Plotting code records

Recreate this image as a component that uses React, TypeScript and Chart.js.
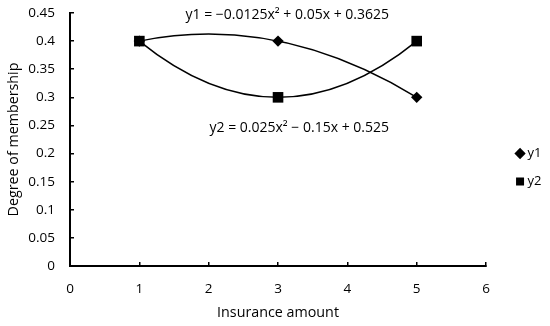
import React, { useEffect, useRef } from "react";
import { Chart, registerables } from "chart.js";

Chart.register(...registerables);

const xValues = [1, 3, 5];
const y1Values = [0.4, 0.4, 0.3];
const y2Values = [0.4, 0.3, 0.4];
const seriesNames = ["y1", "y2"];
const equationLabels = [
  "y1 = \u22120.0125x\u00B2 + 0.05x + 0.3625",
  "y2 = 0.025x\u00B2 \u2212 0.15x + 0.525",
];
const xTitle = "Insurance amount";
const yTitle = "Degree of membership";

const FONT = "'Open Sans', 'Noto Sans', sans-serif";

// Quadratic trendline through each series' three points (drawn from scale pixels)
const trendPlugin = {
  id: "trend",
  beforeDatasetsDraw(chart: any) {
    const { ctx } = chart;
    ctx.save();
    ctx.strokeStyle = "#000";
    ctx.lineWidth = 1.5;
    chart.data.datasets.forEach((_: any, i: number) => {
      const pts = chart.getDatasetMeta(i).data;
      if (pts.length !== 3) return;
      const [p0, p1, p2] = pts;
      const cx = 2 * p1.x - (p0.x + p2.x) / 2;
      const cy = 2 * p1.y - (p0.y + p2.y) / 2;
      ctx.beginPath();
      ctx.moveTo(p0.x, p0.y);
      ctx.quadraticCurveTo(cx, cy, p2.x, p2.y);
      ctx.stroke();
    });
    ctx.restore();
  },
};

const equationPlugin = {
  id: "equations",
  afterDatasetsDraw(chart: any) {
    const { ctx, scales } = chart;
    const x = scales.x;
    const y = scales.y;
    ctx.save();
    ctx.font = `14px ${FONT}`;
    ctx.fillStyle = "#000";
    ctx.textAlign = "right";
    ctx.textBaseline = "middle";
    ctx.fillText(equationLabels[0], x.getPixelForValue(4.6), y.getPixelForValue(0.4465));
    ctx.fillText(equationLabels[1], x.getPixelForValue(4.6), y.getPixelForValue(0.2456));
    ctx.restore();
  },
};

// Nudge the legend block right/down to sit like the reference
const legendShift = {
  id: "legendShift",
  afterLayout(chart: any) {
    const l = chart.legend;
    if (!l) return;
    l.left += 18;
    l.right += 18;
    l.top += 4.5;
    l.bottom += 4.5;
  },
};

export default function App() {
  const ref = useRef<HTMLCanvasElement | null>(null);
  useEffect(() => {
    if (!ref.current) return;
    const toPts = (ys: number[]) => xValues.map((xv, i) => ({ x: xv, y: ys[i] }));
    const chart = new Chart(ref.current, {
      type: "scatter",
      data: {
        datasets: [
          {
            label: seriesNames[0],
            data: toPts(y1Values),
            showLine: false,
            borderColor: "#000",
            backgroundColor: "#000",
            pointStyle: "rectRot",
            pointRadius: 5.7,
            pointBorderWidth: 0,
          },
          {
            label: seriesNames[1],
            data: toPts(y2Values),
            showLine: false,
            borderColor: "#000",
            backgroundColor: "#000",
            pointStyle: "rect",
            pointRadius: 7.5,
            pointBorderWidth: 0,
          },
        ],
      },
      options: {
        animation: false,
        responsive: false,
        maintainAspectRatio: false,
        layout: { padding: { top: 0, right: 16.5, bottom: 0, left: 3 } },
        plugins: {
          tooltip: { enabled: false },
          legend: {
            position: "right",
            labels: {
              usePointStyle: true,
              boxWidth: 2,
              boxHeight: 8,
              padding: 15,
              color: "#000",
              font: { family: FONT, size: 13 },
            },
          },
        },
        scales: {
          x: {
            type: "linear",
            min: 0,
            max: 6,
            afterFit: (s: any) => {
              s.height = 60;
            },
            ticks: { stepSize: 1, color: "#000", font: { family: FONT, size: 13.5 }, padding: 19 },
            grid: { drawOnChartArea: false, color: "#000", lineWidth: 1.5, tickLength: -4 },
            border: { color: "#000", width: 2 },
            title: { display: true, text: xTitle, color: "#000", font: { family: FONT, size: 14.3 }, padding: { top: 6, bottom: 4 } },
          },
          y: {
            type: "linear",
            min: 0,
            max: 0.45,
            afterFit: (s: any) => {
              s.width = 67;
              s.paddingTop = 13;
              s.paddingBottom = 0;
            },
            ticks: {
              stepSize: 0.05,
              color: "#000",
              font: { family: FONT, size: 13.5 },
              padding: 19,
              callback: (v: any) => String(Math.round(Number(v) * 100) / 100),
            },
            grid: { drawOnChartArea: false, color: "#000", lineWidth: 1.5, tickLength: -4 },
            border: { color: "#000", width: 2 },
            title: { display: true, text: yTitle, color: "#000", font: { family: FONT, size: 14.3 }, padding: { top: 2, bottom: 6 } },
          },
        },
      },
      plugins: [trendPlugin, equationPlugin, legendShift],
    });
    return () => chart.destroy();
  }, []);
  return (
    <div style={{ position: "fixed", left: 0, top: 0, width: 550, height: 326, background: "#fff" }}>
      <canvas ref={ref} width={550} height={326} style={{ width: 550, height: 326, display: "block" }} />
    </div>
  );
}
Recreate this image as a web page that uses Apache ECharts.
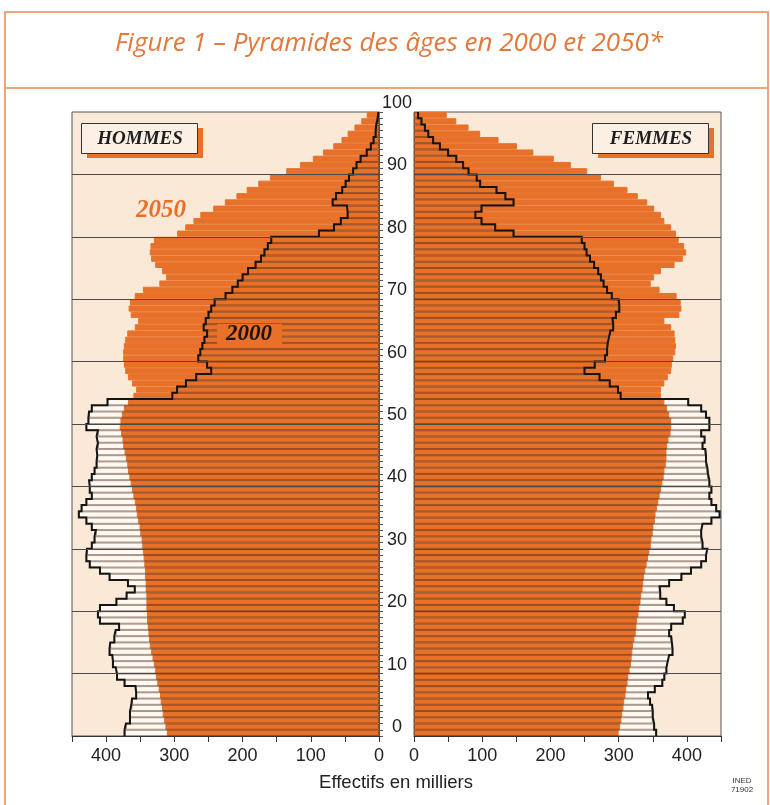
<!DOCTYPE html>
<html><head><meta charset="utf-8">
<script src="https://cdn.jsdelivr.net/npm/echarts/dist/echarts.min.js"></script>
<style>html,body{margin:0;padding:0;background:#fff;}#c{width:770px;height:805px;}</style>
</head><body><div id="c"></div>
<script>
// Categories: single years of age 0..99
const ages = Array.from({length: 100}, (_, i) => String(i));
const ageTickLabels = [0, 10, 20, 30, 40, 50, 60, 70, 80, 90, 100];
const ageGridLines = [10, 20, 30, 40, 50, 60, 70, 80, 90];
const xTickLabels = [0, 100, 200, 300, 400];

// Effectifs en milliers, index = age 0..99
const hommes2000 = [
 373,371,365,365,363,362,356,357,373,384,
 386,390,391,395,394,388,386,381,409,412,
 409,385,370,358,368,395,409,424,429,428,
 421,417,415,421,429,440,436,429,421,424,
 425,421,417,414,413,414,412,414,412,429,
 426,425,421,398,303,296,283,268,246,252,
 265,262,259,256,252,257,254,250,246,241,
 225,215,207,200,192,181,173,168,163,158,
 88,66,56,46,47,68,63,54,49,44,
 38,33,27,18,12,8,5,4,2,1];
const hommes2050 = [
 311,313,315,317,318,320,321,323,325,327,
 328,330,332,334,336,337,338,339,340,340,
 341,341,341,342,342,343,343,344,345,346,
 347,348,350,351,353,355,356,358,360,362,
 364,366,368,369,371,373,375,376,378,380,
 379,377,374,368,360,356,362,368,372,374,
 375,375,374,372,369,358,353,364,367,365,
 358,346,322,312,318,328,334,336,335,330,
 296,284,272,262,243,226,209,194,177,160,
 136,116,97,82,67,55,46,36,26,18];
const femmes2000 = [
 355,352,350,350,349,346,343,353,364,367,
 370,372,374,379,378,377,374,377,394,397,
 381,370,361,360,374,392,406,421,428,430,
 423,421,421,423,436,448,443,436,433,436,
 433,431,430,428,428,427,423,426,421,433,
 433,428,421,402,303,299,287,272,250,265,
 280,283,284,286,288,292,291,296,301,300,
 290,283,278,274,270,264,258,253,250,246,
 146,119,99,90,99,146,134,121,97,92,
 80,72,62,50,38,28,21,16,11,6];
const femmes2050 = [
 300,302,304,305,307,308,310,311,313,314,
 316,318,319,320,321,323,325,326,327,329,
 330,332,333,335,336,337,339,341,343,345,
 347,348,350,351,353,354,356,358,360,362,
 364,366,367,369,370,370,371,373,376,377,
 377,374,371,367,362,362,367,372,377,378,
 380,383,384,383,382,377,367,389,392,391,
 385,360,347,352,362,382,394,399,396,388,
 384,377,367,362,352,342,328,313,293,274,
 254,230,205,175,151,124,97,80,62,48];

function stepOutline(vals) {
  const pts = [];
  vals.forEach((v, i) => { pts.push([v, i]); pts.push([v, i + 1]); });
  return pts;
}

const ORANGE = '#E8712A';
const BEIGE = '#FBE9D8';
const BAR2000 = '#FFF9F2';
const STRIPE = 'rgba(60,30,10,0.45)';
const AXIS = '#333';
const FONT = '"Liberation Sans", Arial, sans-serif';

function xAxisDef(gi, inverse) {
  return {
    gridIndex: gi, type: 'value', min: 0, max: 450, interval: 50, inverse: inverse,
    axisLine: {show: true, onZero: false, lineStyle: {color: AXIS, width: 1}},
    axisTick: {show: true, length: 6, inside: false, lineStyle: {color: AXIS}},
    axisLabel: {show: true, margin: 11, fontSize: 18, fontFamily: FONT, color: '#222',
      showMinLabel: true, showMaxLabel: true,
      formatter: v => xTickLabels.includes(v) ? String(v) : ''},
    splitLine: {show: false}
  };
}

function panelSeries(gi, v2000, v2050) {
  const common = {xAxisIndex: gi, yAxisIndex: gi * 2, barGap: '-100%', barCategoryGap: '0%',
    silent: true, animation: false};
  return [
    Object.assign({type: 'bar', data: v2000, z: 2,
      itemStyle: {color: BAR2000, borderColor: BAR2000, borderWidth: 1}}, common),
    Object.assign({type: 'bar', data: v2050, z: 2,
      itemStyle: {color: ORANGE, borderColor: ORANGE, borderWidth: 1}}, common),
    Object.assign({type: 'bar', data: v2000, z: 2,
      itemStyle: {color: 'rgba(0,0,0,0)', borderColor: STRIPE, borderWidth: 1}}, common),
    {type: 'line', xAxisIndex: gi, yAxisIndex: gi * 2 + 1, data: stepOutline(v2000),
      showSymbol: false, symbol: 'none', silent: true, animation: false, z: 4,
      lineStyle: {color: '#141414', width: 2, join: 'miter'},
      markLine: {silent: true, symbol: ['none', 'none'], animation: false,
        label: {show: false},
        lineStyle: {color: '#4a4a4a', width: 1, type: 'solid'},
        emphasis: {disabled: true},
        data: ageGridLines.map(a => ({yAxis: a}))}}
  ];
}

const chart = echarts.init(document.getElementById('c'), null, {renderer: 'canvas'});
chart.setOption({
  animation: false,
  backgroundColor: '#ffffff',
  grid: [
    {left: 72, top: 112, width: 307, height: 624, show: true, backgroundColor: BEIGE,
      borderColor: '#555', borderWidth: 1},
    {left: 414, top: 112, width: 307, height: 624, show: true, backgroundColor: BEIGE,
      borderColor: '#555', borderWidth: 1}
  ],
  xAxis: [xAxisDef(0, true), xAxisDef(1, false)],
  yAxis: [
    {gridIndex: 0, type: 'category', data: ages, position: 'right', boundaryGap: true,
      axisLine: {show: true, lineStyle: {color: '#555'}},
      axisTick: {show: true, interval: 0, length: 4, inside: false, lineStyle: {color: '#555'}},
      axisLabel: {show: false}, splitLine: {show: false}},
    {gridIndex: 0, type: 'value', min: 0, max: 100, show: false},
    {gridIndex: 1, type: 'category', data: ages, boundaryGap: true, show: false},
    {gridIndex: 1, type: 'value', min: 0, max: 100, interval: 10, position: 'left',
      axisLine: {show: false}, axisTick: {show: false}, splitLine: {show: false},
      axisLabel: {show: true, margin: 17, align: 'center', verticalAlign: 'bottom',
        fontSize: 18, fontFamily: FONT, color: '#222', showMinLabel: true, showMaxLabel: true,
        formatter: v => ageTickLabels.includes(v) ? String(v) : ''}}
  ],
  series: [].concat(panelSeries(0, hommes2000, hommes2050), panelSeries(1, femmes2000, femmes2050)),
  graphic: [
    {type: 'rect', silent: true, z: 100, shape: {x: 5, y: 12, width: 763, height: 830},
      style: {fill: 'none', stroke: '#EBA47C', lineWidth: 2}},
    {type: 'line', silent: true, z: 100, shape: {x1: 5, y1: 88, x2: 768, y2: 88},
      style: {stroke: '#EBA47C', lineWidth: 2}},
    {type: 'text', silent: true, z: 100, x: 389, y: 44,
      style: {text: 'Figure 1 – Pyramides des âges en 2000 et 2050*', fill: '#E2783A',
        font: 'italic 26px "Open Sans", sans-serif', align: 'center', verticalAlign: 'middle',
        textAlign: 'center', textVerticalAlign: 'middle'}},
    // HOMMES box
    {type: 'rect', silent: true, z: 100, shape: {x: 87, y: 128, width: 116, height: 30}, style: {fill: ORANGE}},
    {type: 'rect', silent: true, z: 101, shape: {x: 81.5, y: 123.5, width: 116, height: 30},
      style: {fill: '#FCF0E4', stroke: '#333', lineWidth: 1}},
    {type: 'text', silent: true, z: 102, x: 140, y: 139,
      style: {text: 'HOMMES', fill: '#1e1e1e', font: 'italic bold 19px "Liberation Serif", serif',
        align: 'center', verticalAlign: 'middle', textAlign: 'center', textVerticalAlign: 'middle'}},
    // FEMMES box
    {type: 'rect', silent: true, z: 100, shape: {x: 598, y: 128, width: 116, height: 30}, style: {fill: ORANGE}},
    {type: 'rect', silent: true, z: 101, shape: {x: 592.5, y: 123.5, width: 116, height: 30},
      style: {fill: '#FCF0E4', stroke: '#333', lineWidth: 1}},
    {type: 'text', silent: true, z: 102, x: 651, y: 139,
      style: {text: 'FEMMES', fill: '#1e1e1e', font: 'italic bold 19px "Liberation Serif", serif',
        align: 'center', verticalAlign: 'middle', textAlign: 'center', textVerticalAlign: 'middle'}},
    // 2050 label
    {type: 'text', silent: true, z: 102, x: 161, y: 211,
      style: {text: '2050', fill: ORANGE, font: 'italic bold 25px "Liberation Serif", serif',
        align: 'center', verticalAlign: 'middle', textAlign: 'center', textVerticalAlign: 'middle'}},
    // 2000 label
    {type: 'rect', silent: true, z: 101, shape: {x: 217, y: 324, width: 65, height: 20}, style: {fill: ORANGE}},
    {type: 'text', silent: true, z: 102, x: 249, y: 334,
      style: {text: '2000', fill: '#1e140c', font: 'italic bold 23px "Liberation Serif", serif',
        align: 'center', verticalAlign: 'middle', textAlign: 'center', textVerticalAlign: 'middle'}},
    // axis name
    {type: 'text', silent: true, z: 102, x: 396, y: 783,
      style: {text: 'Effectifs en milliers', fill: '#222', font: '18.5px "Liberation Sans", Arial, sans-serif',
        align: 'center', verticalAlign: 'middle', textAlign: 'center', textVerticalAlign: 'middle'}},
    {type: 'text', silent: true, z: 102, x: 742, y: 781,
      style: {text: 'INED', fill: '#333', font: '8px "Liberation Sans", Arial, sans-serif',
        align: 'center', verticalAlign: 'middle', textAlign: 'center', textVerticalAlign: 'middle'}},
    {type: 'text', silent: true, z: 102, x: 742, y: 790,
      style: {text: '71902', fill: '#333', font: '8px "Liberation Sans", Arial, sans-serif',
        align: 'center', verticalAlign: 'middle', textAlign: 'center', textVerticalAlign: 'middle'}}
  ]
});
</script>
</body></html>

_Problem to solve_: Repeat exactly the lines from the first line of the records above through the line containing "Chart.register(...registerables);", both included. Leave out the pictures.

_Exercise output_:
Recreate this image as a component that uses React, TypeScript and Chart.js.
import React, { useEffect, useRef } from "react";
import { Chart, registerables } from "chart.js";

Chart.register(...registerables);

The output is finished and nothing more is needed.